In todays Comprehensive Spending Review, the chancellor George Osborne announced a cut to the Department for the Environment, Food and Rural Affairs of 8% per annum over 4 years.

However details released by the department reveal that the Higher Level Scheme (HLS), which helps farmers create environmental measures to protect threatened farmland birds and other wildlife, has been saved from the axe.

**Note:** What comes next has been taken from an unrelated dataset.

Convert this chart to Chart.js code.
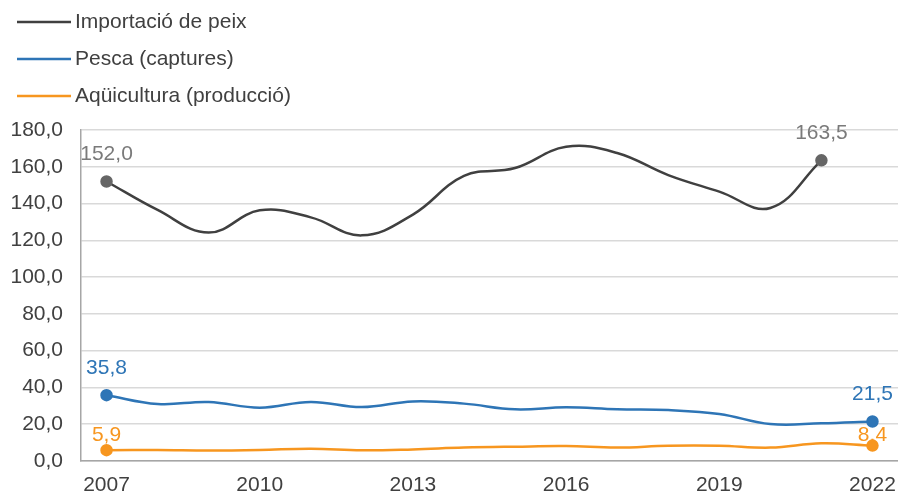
<!DOCTYPE html>
<html lang="ca">
<head>
    <meta charset="UTF-8">
    <title>Importació, pesca i aqüicultura</title>
    <script src="https://cdn.jsdelivr.net/npm/chart.js"></script>
    <style>
        html, body { margin: 0; padding: 0; background: #fff; }
        #wrap { position: relative; width: 898px; height: 494px; }
    </style>
</head>
<body>
    <div id="wrap">
        <canvas id="myChart" width="898" height="494"></canvas>
    </div>
<script>
    var years = ['2007','2008','2009','2010','2011','2012','2013','2014','2015','2016','2017','2018','2019','2020','2021','2022'];
    var importacio = [152.0, 136.5, 124.2, 136.3, 132.5, 122.7, 134.0, 155.0, 159.3, 170.9, 167.5, 155.5, 146.5, 137.6, 163.5, null];
    var pesca = [35.8, 31.0, 32.1, 29.0, 32.1, 29.3, 32.4, 31.2, 28.1, 29.2, 28.1, 27.7, 25.6, 20.1, 20.5, 21.5];
    var aquicultura = [5.9, 6.0, 5.7, 6.0, 6.7, 5.8, 6.3, 7.3, 7.8, 8.1, 7.3, 8.3, 8.3, 7.3, 9.6, 8.4];
    var yTicks = [0, 20, 40, 60, 80, 100, 120, 140, 160, 180];
    var seriesNames = ['Importació de peix', 'Pesca (captures)', 'Aqüicultura (producció)'];

    var FONT = '"Liberation Sans", Arial, sans-serif';

    function comma(v){
        return v.toFixed(1).replace('.', ',');
    }

    // first and last point that has a value
    function ends(data){
        var first = -1, last = -1;
        for(var i = 0; i < data.length; i++){
            if(data[i] !== null){
                if(first < 0) first = i;
                last = i;
            }
        }
        return [first, last];
    }

    function endRadius(ctx){
        var e = ends(ctx.dataset.data);
        return (ctx.dataIndex === e[0] || ctx.dataIndex === e[1]) ? 5 : 0;
    }

    // labels on first / last point
    var endLabels = {
        id: 'endLabels',
        afterDatasetsDraw: function(chart){
            var c = chart.ctx;
            c.save();
            c.font = '21px ' + FONT;
            c.textAlign = 'center';
            c.textBaseline = 'middle';
            chart.data.datasets.forEach(function(ds, di){
                var meta = chart.getDatasetMeta(di);
                var e = ends(ds.data);
                c.fillStyle = ds.labelColor;
                [e[0], e[1]].forEach(function(idx, k){
                    var p = meta.data[idx];
                    c.fillText(comma(ds.data[idx]), p.x, p.y - ds.labelLift[k]);
                });
            });
            c.restore();
        }
    };

    // legend stacked in the top-left corner
    var cornerLegend = {
        id: 'cornerLegend',
        afterDraw: function(chart){
            var c = chart.ctx;
            c.save();
            c.font = '21px ' + FONT;
            c.textBaseline = 'middle';
            c.textAlign = 'left';
            chart.data.datasets.forEach(function(ds, i){
                var y = 22 + i * 37;
                c.strokeStyle = ds.borderColor;
                c.lineWidth = 2.5;
                c.beginPath();
                c.moveTo(17, y);
                c.lineTo(71, y);
                c.stroke();
                c.fillStyle = '#404040';
                c.fillText(ds.label, 75, y);
            });
            c.restore();
        }
    };

    new Chart(document.getElementById('myChart'), {
        type: 'line',
        data: {
            labels: years,
            datasets: [
                {
                    label: seriesNames[0],
                    data: importacio,
                    borderColor: '#404040',
                    backgroundColor: '#666666',
                    pointBackgroundColor: '#666666',
                    pointBorderColor: '#666666',
                    labelColor: '#7a7a7a',
                    labelLift: [27, 27],
                    borderWidth: 2.5,
                    tension: 0.4,
                    pointRadius: endRadius,
                    pointHoverRadius: endRadius
                },
                {
                    label: seriesNames[1],
                    data: pesca,
                    borderColor: '#2E75B6',
                    backgroundColor: '#2E75B6',
                    labelColor: '#2E75B6',
                    labelLift: [27, 27],
                    borderWidth: 2.5,
                    tension: 0.4,
                    pointRadius: endRadius,
                    pointHoverRadius: endRadius
                },
                {
                    label: seriesNames[2],
                    data: aquicultura,
                    borderColor: '#F7961F',
                    backgroundColor: '#F7961F',
                    labelColor: '#F7961F',
                    labelLift: [15, 10],
                    borderWidth: 2.5,
                    tension: 0.4,
                    pointRadius: endRadius,
                    pointHoverRadius: endRadius
                }
            ]
        },
        options: {
            responsive: false,
            animation: false,
            layout: {
                autoPadding: false,
                padding: { top: 130, right: 0, left: 0, bottom: 0 }
            },
            plugins: {
                legend: { display: false },
                tooltip: { enabled: false }
            },
            scales: {
                x: {
                    offset: true,
                    grid: { display: false, drawTicks: false },
                    border: { display: true, color: '#a6a6a6', width: 1.5 },
                    ticks: {
                        autoSkip: false,
                        maxRotation: 0,
                        padding: 12,
                        color: '#404040',
                        font: { size: 21, family: FONT },
                        callback: function(val, index){
                            return index % 3 === 0 ? this.getLabelForValue(val) : '';
                        }
                    },
                    afterFit: function(axis){
                        axis.height = 33;
                        // plot runs to the right edge of the canvas
                        axis.paddingLeft = 0;
                        axis.paddingRight = 0;
                    }
                },
                y: {
                    min: yTicks[0],
                    max: yTicks[yTicks.length - 1],
                    grid: { color: '#d9d9d9', lineWidth: 1.5, drawTicks: false },
                    border: { display: true, color: '#a6a6a6', width: 1.5 },
                    afterBuildTicks: function(axis){
                        axis.ticks = yTicks.map(function(v){ return { value: v }; });
                    },
                    ticks: {
                        padding: 18,
                        color: '#404040',
                        font: { size: 21, family: FONT },
                        callback: function(v){ return comma(v); }
                    },
                    afterFit: function(axis){ axis.width = 81; }
                }
            }
        },
        plugins: [endLabels, cornerLegend]
    });
</script>
</body>
</html>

HLS has been prioritised and extra European funding has been found to fill the gap, and help the scheme grow by 80 per cent.

RSPB director of conservation Mark Avery said: Environment secretary Caroline Spelman has done a good job in defending wildlife friendly farming against the worst of the cuts.

Those who care for our natural environment have made their voices heard on this issue more than 314,000 people have signed up to our Letter to the Future campaign, activists have been busy lobbying ministers in their constituencies and sending tens of thousands of emails expressing their opinion.

The message from our members and the wider public has been loud and clear and the Government has clearly taken notice of public concern for wildlife. It is great to know that a lot of hard work being done by farmers to create habitats for lapwings, stone curlews, corn buntings and other threatened species will continue.

However wider environmental spending has taken a big hit today with Defras overall 33 per cent cut representing the second worst settlement of any department.   This will inevitably affect its ability to support wildlife.  Organisations like the Environment Agency and Natural England will be considerably smaller and there will be less money available to spend on conservation projects aimed at halting the decline in biodiversity in this country.

The Government still has a long way to go to prove it can be the greenest government ever, so it is vital we kick start a public debate on how nature conservation is to be funded in the future. There are many innovative ideas including conservation credits systems and a great role for the private sector and communities but the political will needs to be there to make these happen.